- [Instructions to follow] Return precisely the span of lines from the top of the material below to the line containing "return np.array(out_x), np.array(out_y), n", both included. Pictures are excluded.
─── Data section ───
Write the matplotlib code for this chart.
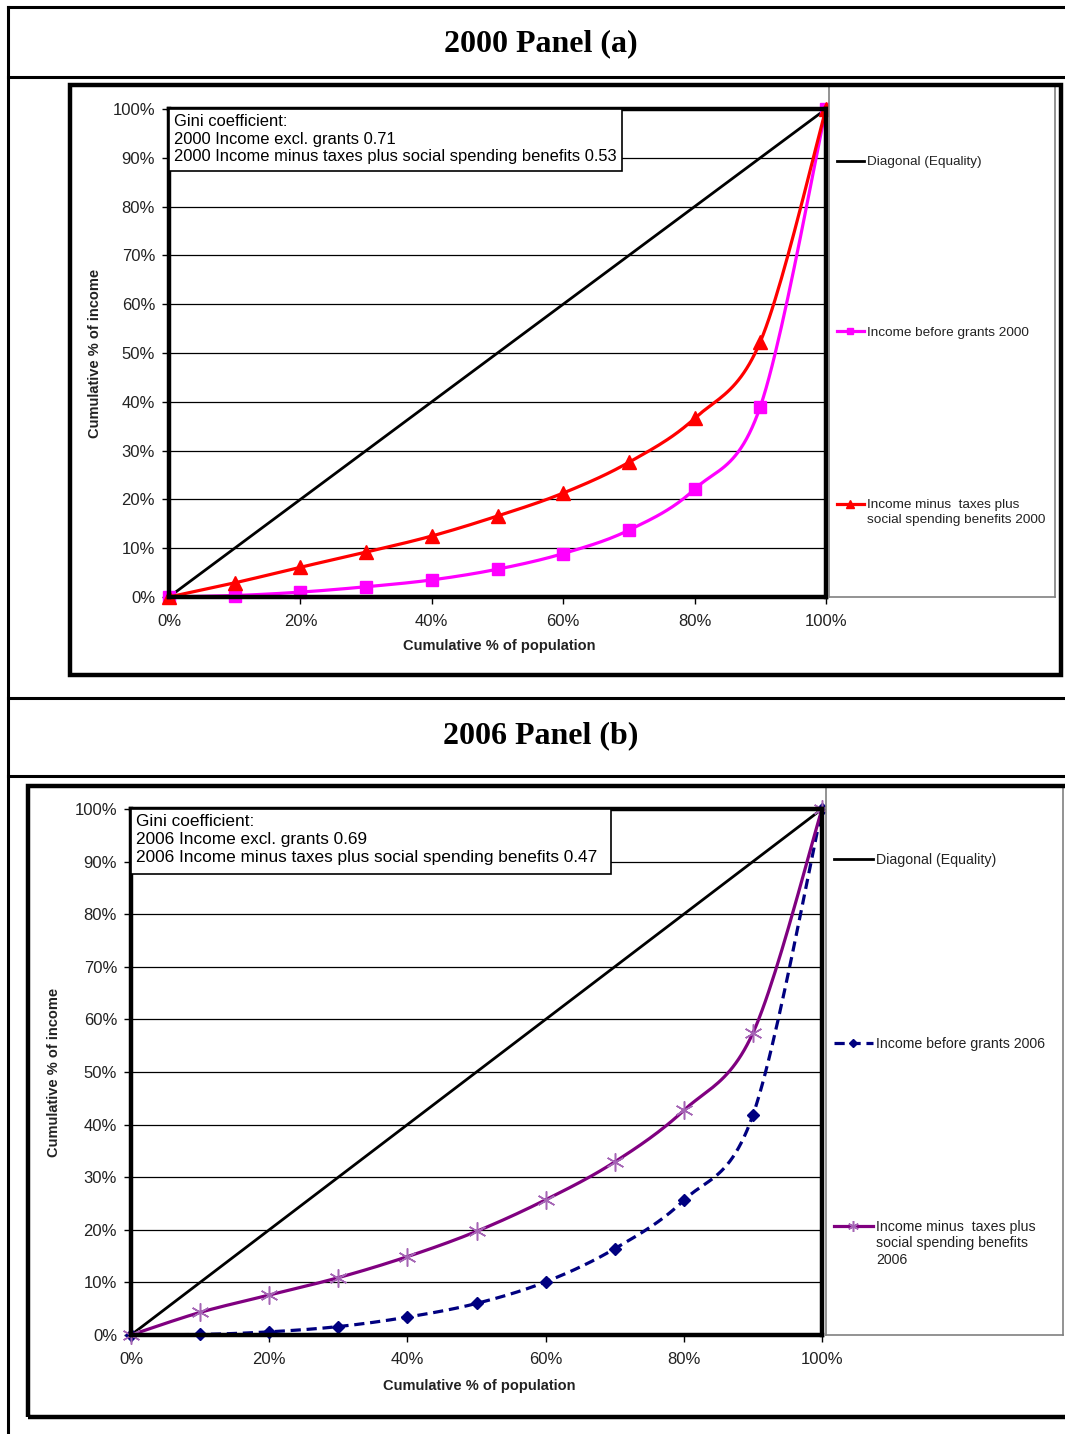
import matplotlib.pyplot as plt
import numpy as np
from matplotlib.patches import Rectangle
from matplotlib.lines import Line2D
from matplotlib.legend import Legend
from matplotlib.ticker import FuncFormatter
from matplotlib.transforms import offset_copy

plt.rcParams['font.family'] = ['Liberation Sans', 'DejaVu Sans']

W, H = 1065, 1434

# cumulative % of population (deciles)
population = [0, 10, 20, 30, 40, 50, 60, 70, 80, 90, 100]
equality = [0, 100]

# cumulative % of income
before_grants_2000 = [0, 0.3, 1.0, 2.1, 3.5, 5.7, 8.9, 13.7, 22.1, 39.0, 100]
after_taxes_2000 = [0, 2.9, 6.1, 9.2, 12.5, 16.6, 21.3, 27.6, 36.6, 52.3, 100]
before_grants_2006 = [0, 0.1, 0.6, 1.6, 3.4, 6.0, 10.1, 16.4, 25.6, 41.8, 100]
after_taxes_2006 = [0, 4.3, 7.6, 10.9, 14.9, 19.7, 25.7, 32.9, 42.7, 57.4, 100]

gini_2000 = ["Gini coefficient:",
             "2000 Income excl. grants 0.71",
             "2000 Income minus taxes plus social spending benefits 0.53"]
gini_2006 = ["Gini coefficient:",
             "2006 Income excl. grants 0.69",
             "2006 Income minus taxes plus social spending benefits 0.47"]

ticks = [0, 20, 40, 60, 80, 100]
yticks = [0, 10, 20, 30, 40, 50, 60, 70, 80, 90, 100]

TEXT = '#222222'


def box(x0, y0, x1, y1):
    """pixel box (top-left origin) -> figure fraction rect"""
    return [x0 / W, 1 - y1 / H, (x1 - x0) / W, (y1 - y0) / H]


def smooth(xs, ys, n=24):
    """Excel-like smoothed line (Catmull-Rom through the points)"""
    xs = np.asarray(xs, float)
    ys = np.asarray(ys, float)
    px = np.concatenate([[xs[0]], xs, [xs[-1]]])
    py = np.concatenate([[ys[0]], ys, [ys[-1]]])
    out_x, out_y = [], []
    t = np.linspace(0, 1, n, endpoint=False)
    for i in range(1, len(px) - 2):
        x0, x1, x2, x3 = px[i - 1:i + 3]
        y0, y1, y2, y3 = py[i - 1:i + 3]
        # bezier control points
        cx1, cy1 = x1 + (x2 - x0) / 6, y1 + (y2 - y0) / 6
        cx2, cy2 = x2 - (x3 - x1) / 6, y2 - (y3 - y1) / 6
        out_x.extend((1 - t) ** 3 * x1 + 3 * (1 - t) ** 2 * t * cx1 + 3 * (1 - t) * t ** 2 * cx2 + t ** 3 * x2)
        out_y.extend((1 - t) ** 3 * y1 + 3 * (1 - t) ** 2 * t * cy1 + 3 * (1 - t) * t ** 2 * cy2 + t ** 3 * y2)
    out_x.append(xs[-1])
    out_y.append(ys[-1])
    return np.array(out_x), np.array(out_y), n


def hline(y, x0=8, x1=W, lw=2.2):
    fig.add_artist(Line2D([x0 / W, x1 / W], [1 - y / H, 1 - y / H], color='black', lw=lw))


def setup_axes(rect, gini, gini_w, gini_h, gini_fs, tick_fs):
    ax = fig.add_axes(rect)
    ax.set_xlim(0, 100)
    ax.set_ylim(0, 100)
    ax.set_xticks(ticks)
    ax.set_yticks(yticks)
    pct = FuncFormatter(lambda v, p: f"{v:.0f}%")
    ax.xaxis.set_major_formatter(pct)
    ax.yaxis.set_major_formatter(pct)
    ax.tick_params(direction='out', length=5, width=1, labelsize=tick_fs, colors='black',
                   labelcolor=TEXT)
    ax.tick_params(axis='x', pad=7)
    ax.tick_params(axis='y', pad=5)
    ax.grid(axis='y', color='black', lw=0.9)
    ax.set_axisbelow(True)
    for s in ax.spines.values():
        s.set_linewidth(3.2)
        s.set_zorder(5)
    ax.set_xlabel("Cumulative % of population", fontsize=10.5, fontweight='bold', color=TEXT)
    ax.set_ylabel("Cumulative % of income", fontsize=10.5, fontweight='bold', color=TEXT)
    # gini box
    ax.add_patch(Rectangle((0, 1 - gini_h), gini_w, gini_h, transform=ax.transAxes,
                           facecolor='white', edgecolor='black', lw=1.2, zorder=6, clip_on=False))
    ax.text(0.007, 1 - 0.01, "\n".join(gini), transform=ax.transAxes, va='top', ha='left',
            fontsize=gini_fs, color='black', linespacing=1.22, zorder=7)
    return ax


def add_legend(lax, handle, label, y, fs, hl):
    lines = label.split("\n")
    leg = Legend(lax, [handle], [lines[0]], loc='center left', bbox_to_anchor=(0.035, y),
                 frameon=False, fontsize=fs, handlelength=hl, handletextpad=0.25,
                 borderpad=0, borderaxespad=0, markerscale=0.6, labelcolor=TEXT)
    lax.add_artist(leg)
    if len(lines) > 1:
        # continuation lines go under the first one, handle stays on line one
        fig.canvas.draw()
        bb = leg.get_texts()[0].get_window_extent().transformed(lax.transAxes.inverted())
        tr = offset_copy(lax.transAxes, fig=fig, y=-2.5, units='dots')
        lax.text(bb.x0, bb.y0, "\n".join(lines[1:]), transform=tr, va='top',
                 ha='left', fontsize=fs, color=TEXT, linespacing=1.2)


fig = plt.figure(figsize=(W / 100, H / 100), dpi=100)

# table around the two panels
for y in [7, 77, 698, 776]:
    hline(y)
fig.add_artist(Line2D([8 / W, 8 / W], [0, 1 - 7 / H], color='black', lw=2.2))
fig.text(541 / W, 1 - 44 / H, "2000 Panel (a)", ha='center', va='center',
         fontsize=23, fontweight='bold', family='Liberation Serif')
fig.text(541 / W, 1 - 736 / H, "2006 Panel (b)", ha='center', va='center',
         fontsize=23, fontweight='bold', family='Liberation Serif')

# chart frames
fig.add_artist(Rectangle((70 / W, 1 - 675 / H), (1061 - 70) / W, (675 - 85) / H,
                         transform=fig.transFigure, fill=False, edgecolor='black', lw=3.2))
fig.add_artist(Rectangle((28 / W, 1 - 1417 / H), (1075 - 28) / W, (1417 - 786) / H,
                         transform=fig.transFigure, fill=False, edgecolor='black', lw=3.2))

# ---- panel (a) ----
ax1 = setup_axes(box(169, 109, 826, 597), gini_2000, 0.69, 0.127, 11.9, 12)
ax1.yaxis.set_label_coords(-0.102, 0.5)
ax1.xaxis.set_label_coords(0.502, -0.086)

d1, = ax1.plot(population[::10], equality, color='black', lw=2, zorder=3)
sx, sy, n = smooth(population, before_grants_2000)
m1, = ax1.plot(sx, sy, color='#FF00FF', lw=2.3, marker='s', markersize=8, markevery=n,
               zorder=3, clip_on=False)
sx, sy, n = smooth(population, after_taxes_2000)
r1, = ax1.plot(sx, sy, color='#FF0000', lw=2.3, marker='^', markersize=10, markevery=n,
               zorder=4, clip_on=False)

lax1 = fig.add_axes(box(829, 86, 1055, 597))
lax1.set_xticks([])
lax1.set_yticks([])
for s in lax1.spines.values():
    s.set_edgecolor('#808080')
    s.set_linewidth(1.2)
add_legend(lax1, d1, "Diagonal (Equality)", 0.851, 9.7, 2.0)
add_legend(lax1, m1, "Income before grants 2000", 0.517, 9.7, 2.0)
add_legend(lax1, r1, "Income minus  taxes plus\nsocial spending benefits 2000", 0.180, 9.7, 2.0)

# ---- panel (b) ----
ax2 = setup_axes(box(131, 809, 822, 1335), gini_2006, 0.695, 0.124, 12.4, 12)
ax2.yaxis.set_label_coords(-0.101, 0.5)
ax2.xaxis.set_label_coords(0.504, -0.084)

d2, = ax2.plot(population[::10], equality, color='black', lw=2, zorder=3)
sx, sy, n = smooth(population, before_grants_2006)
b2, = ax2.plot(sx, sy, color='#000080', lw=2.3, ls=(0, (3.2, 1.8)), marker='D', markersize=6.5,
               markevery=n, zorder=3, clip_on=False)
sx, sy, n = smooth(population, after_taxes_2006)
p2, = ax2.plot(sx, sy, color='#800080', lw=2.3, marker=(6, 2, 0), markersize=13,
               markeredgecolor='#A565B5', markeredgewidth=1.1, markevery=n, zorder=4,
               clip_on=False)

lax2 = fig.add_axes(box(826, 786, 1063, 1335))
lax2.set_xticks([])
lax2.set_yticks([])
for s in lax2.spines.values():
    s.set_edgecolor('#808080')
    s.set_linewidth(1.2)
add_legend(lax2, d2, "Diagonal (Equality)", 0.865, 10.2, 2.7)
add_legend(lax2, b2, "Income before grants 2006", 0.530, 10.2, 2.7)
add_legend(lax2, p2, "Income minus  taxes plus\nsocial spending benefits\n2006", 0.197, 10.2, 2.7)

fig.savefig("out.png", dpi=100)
───
- [Result of the task]
Write the matplotlib code for this chart.
import matplotlib.pyplot as plt
import numpy as np
from matplotlib.patches import Rectangle
from matplotlib.lines import Line2D
from matplotlib.legend import Legend
from matplotlib.ticker import FuncFormatter
from matplotlib.transforms import offset_copy

plt.rcParams['font.family'] = ['Liberation Sans', 'DejaVu Sans']

W, H = 1065, 1434

# cumulative % of population (deciles)
population = [0, 10, 20, 30, 40, 50, 60, 70, 80, 90, 100]
equality = [0, 100]

# cumulative % of income
before_grants_2000 = [0, 0.3, 1.0, 2.1, 3.5, 5.7, 8.9, 13.7, 22.1, 39.0, 100]
after_taxes_2000 = [0, 2.9, 6.1, 9.2, 12.5, 16.6, 21.3, 27.6, 36.6, 52.3, 100]
before_grants_2006 = [0, 0.1, 0.6, 1.6, 3.4, 6.0, 10.1, 16.4, 25.6, 41.8, 100]
after_taxes_2006 = [0, 4.3, 7.6, 10.9, 14.9, 19.7, 25.7, 32.9, 42.7, 57.4, 100]

gini_2000 = ["Gini coefficient:",
             "2000 Income excl. grants 0.71",
             "2000 Income minus taxes plus social spending benefits 0.53"]
gini_2006 = ["Gini coefficient:",
             "2006 Income excl. grants 0.69",
             "2006 Income minus taxes plus social spending benefits 0.47"]

ticks = [0, 20, 40, 60, 80, 100]
yticks = [0, 10, 20, 30, 40, 50, 60, 70, 80, 90, 100]

TEXT = '#222222'


def box(x0, y0, x1, y1):
    """pixel box (top-left origin) -> figure fraction rect"""
    return [x0 / W, 1 - y1 / H, (x1 - x0) / W, (y1 - y0) / H]


def smooth(xs, ys, n=24):
    """Excel-like smoothed line (Catmull-Rom through the points)"""
    xs = np.asarray(xs, float)
    ys = np.asarray(ys, float)
    px = np.concatenate([[xs[0]], xs, [xs[-1]]])
    py = np.concatenate([[ys[0]], ys, [ys[-1]]])
    out_x, out_y = [], []
    t = np.linspace(0, 1, n, endpoint=False)
    for i in range(1, len(px) - 2):
        x0, x1, x2, x3 = px[i - 1:i + 3]
        y0, y1, y2, y3 = py[i - 1:i + 3]
        # bezier control points
        cx1, cy1 = x1 + (x2 - x0) / 6, y1 + (y2 - y0) / 6
        cx2, cy2 = x2 - (x3 - x1) / 6, y2 - (y3 - y1) / 6
        out_x.extend((1 - t) ** 3 * x1 + 3 * (1 - t) ** 2 * t * cx1 + 3 * (1 - t) * t ** 2 * cx2 + t ** 3 * x2)
        out_y.extend((1 - t) ** 3 * y1 + 3 * (1 - t) ** 2 * t * cy1 + 3 * (1 - t) * t ** 2 * cy2 + t ** 3 * y2)
    out_x.append(xs[-1])
    out_y.append(ys[-1])
    return np.array(out_x), np.array(out_y), n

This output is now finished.